Cutting basics to zero.
Going all-nonbasic for "better" lands strands your fetch-a-basic ramp and makes you vulnerable to nonbasic hate. Keep enough basics for Cultivate and friends to find.
Leaning entirely on artifact ramp.
Rocks fix and ramp, but they die to artifact removal. A base that needs its Signets to function collapses to one Vandalblast. Let your lands stand on their own; let ramp accelerate.
Quick Reference
- Land count: start at 37; 36–38 standard; up for high curves, down for heavy ramp.
- Total sources: ~43–55 (lands + rocks + dorks); a common split is 36–38 lands + 8–12 ramp.
- Color sources: count each color; don't eyeball; sources should average ~2 colors each.

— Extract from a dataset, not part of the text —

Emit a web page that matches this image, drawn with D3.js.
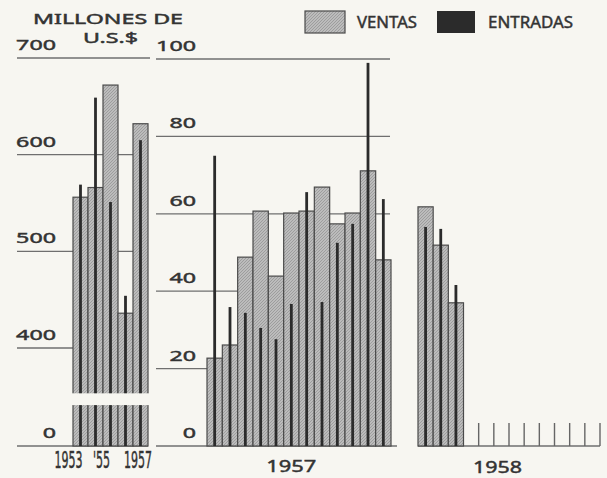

- Budget fixing: dual lands, taplands, basics + fetch-a-basic ramp, mana rocks.
- Ramp = mana base: two-color rocks fix and accelerate; count them as sources.
- Tapped lands: manage, don't eliminate; cap them; Commander is forgiving.
- Biggest fix: run more lands and actually count your colors — both free.
Boring Lands, Better Games.
A great mana base never wins applause — it just quietly makes every other card in your deck work. And the parts that matter most are the cheap ones: enough lands, enough sources of each color, a little ramp doing double duty as fixing. Spend five minutes counting before you spend a dollar on a fancy land, and your budget deck will play more consistently than half the expensive ones at the table.
Get the structure right, and the rest of the deck finally gets to do its job.